TASK INSTRUCTIONS –
The material below holds a span beginning at the line with "Rebuild this diagram" and ending at the line with "(l5) at (35,598)". Quote that span exactly, both ends included, and only that span.

MATERIAL SHOWN –
= = = = = = =

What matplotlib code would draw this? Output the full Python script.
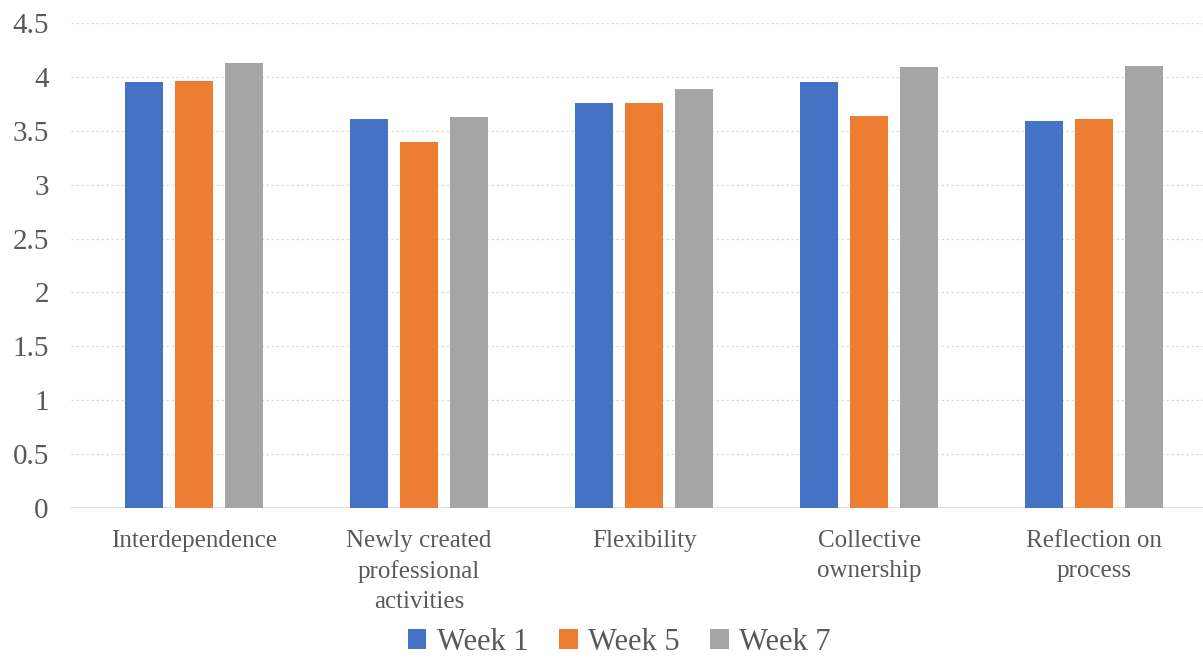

= = = = = = =

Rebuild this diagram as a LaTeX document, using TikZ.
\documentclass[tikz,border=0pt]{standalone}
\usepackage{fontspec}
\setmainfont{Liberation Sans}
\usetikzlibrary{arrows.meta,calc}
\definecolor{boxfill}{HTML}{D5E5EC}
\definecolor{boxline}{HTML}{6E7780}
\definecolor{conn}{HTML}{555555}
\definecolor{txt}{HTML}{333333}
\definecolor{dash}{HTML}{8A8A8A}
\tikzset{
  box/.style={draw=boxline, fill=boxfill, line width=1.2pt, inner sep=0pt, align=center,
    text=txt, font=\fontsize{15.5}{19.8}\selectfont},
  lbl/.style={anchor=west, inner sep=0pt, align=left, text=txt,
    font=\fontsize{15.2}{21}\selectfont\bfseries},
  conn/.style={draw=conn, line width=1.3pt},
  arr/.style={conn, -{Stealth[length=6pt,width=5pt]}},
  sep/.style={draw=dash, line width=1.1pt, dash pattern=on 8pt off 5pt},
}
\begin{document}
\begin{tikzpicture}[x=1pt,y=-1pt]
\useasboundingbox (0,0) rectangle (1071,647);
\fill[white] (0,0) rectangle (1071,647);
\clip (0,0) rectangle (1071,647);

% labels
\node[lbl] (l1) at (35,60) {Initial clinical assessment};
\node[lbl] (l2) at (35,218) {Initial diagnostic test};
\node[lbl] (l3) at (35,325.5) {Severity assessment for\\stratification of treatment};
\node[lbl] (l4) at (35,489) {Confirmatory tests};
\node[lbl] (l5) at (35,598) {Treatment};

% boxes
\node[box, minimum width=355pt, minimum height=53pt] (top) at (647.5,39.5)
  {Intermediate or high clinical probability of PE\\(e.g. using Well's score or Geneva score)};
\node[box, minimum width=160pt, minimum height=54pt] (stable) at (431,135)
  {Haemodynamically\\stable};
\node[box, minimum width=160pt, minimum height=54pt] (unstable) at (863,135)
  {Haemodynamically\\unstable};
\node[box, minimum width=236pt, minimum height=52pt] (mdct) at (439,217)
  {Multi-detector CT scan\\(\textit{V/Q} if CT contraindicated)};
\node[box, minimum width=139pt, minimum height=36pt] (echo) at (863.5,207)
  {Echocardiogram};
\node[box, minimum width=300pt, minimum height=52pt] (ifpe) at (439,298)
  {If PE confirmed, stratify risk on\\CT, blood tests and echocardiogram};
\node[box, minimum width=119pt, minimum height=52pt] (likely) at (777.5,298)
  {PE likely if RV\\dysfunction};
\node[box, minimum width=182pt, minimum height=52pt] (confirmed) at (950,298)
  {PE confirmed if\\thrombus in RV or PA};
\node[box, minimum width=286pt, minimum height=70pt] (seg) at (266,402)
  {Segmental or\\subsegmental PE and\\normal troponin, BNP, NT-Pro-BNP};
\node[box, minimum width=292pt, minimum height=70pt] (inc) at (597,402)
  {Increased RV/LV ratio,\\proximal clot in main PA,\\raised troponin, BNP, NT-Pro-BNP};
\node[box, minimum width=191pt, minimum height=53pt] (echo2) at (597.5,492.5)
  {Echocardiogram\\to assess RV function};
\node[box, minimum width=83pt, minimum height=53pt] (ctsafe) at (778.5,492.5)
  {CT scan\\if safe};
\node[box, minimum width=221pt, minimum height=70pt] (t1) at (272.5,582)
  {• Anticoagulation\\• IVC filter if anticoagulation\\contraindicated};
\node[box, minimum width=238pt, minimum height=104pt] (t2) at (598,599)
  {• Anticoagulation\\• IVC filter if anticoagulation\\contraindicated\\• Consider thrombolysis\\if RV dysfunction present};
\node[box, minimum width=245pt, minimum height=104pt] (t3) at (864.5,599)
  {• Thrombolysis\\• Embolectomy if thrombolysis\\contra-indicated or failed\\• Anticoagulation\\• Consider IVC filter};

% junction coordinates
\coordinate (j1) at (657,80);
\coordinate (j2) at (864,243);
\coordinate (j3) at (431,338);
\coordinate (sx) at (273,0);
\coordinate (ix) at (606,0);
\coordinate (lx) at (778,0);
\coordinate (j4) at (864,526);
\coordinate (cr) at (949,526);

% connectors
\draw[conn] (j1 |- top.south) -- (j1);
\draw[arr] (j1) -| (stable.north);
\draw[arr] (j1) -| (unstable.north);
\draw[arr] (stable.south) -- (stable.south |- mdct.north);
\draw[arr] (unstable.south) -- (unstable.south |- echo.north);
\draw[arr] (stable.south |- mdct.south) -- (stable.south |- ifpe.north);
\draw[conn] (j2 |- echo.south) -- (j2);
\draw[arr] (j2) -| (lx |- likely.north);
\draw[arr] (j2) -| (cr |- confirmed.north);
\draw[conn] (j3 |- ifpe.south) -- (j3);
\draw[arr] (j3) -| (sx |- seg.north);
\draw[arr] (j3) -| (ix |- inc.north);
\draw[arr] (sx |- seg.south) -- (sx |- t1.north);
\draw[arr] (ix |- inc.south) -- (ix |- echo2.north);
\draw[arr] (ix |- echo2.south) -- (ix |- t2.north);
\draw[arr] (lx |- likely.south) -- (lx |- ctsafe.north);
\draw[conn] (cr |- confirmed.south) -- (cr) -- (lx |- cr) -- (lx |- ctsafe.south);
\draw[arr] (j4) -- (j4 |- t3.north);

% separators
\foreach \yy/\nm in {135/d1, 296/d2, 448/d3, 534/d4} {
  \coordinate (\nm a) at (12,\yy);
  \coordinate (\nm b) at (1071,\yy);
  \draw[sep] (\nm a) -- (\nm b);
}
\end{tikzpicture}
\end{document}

= = = = = = =

PROBLEM SOLUTION –
Rebuild this diagram as a LaTeX document, using TikZ.
\documentclass[tikz,border=0pt]{standalone}
\usepackage{fontspec}
\setmainfont{Liberation Sans}
\usetikzlibrary{arrows.meta,calc}
\definecolor{boxfill}{HTML}{D5E5EC}
\definecolor{boxline}{HTML}{6E7780}
\definecolor{conn}{HTML}{555555}
\definecolor{txt}{HTML}{333333}
\definecolor{dash}{HTML}{8A8A8A}
\tikzset{
  box/.style={draw=boxline, fill=boxfill, line width=1.2pt, inner sep=0pt, align=center,
    text=txt, font=\fontsize{15.5}{19.8}\selectfont},
  lbl/.style={anchor=west, inner sep=0pt, align=left, text=txt,
    font=\fontsize{15.2}{21}\selectfont\bfseries},
  conn/.style={draw=conn, line width=1.3pt},
  arr/.style={conn, -{Stealth[length=6pt,width=5pt]}},
  sep/.style={draw=dash, line width=1.1pt, dash pattern=on 8pt off 5pt},
}
\begin{document}
\begin{tikzpicture}[x=1pt,y=-1pt]
\useasboundingbox (0,0) rectangle (1071,647);
\fill[white] (0,0) rectangle (1071,647);
\clip (0,0) rectangle (1071,647);

% labels
\node[lbl] (l1) at (35,60) {Initial clinical assessment};
\node[lbl] (l2) at (35,218) {Initial diagnostic test};
\node[lbl] (l3) at (35,325.5) {Severity assessment for\\stratification of treatment};
\node[lbl] (l4) at (35,489) {Confirmatory tests};
\node[lbl] (l5) at (35,598) {Treatment};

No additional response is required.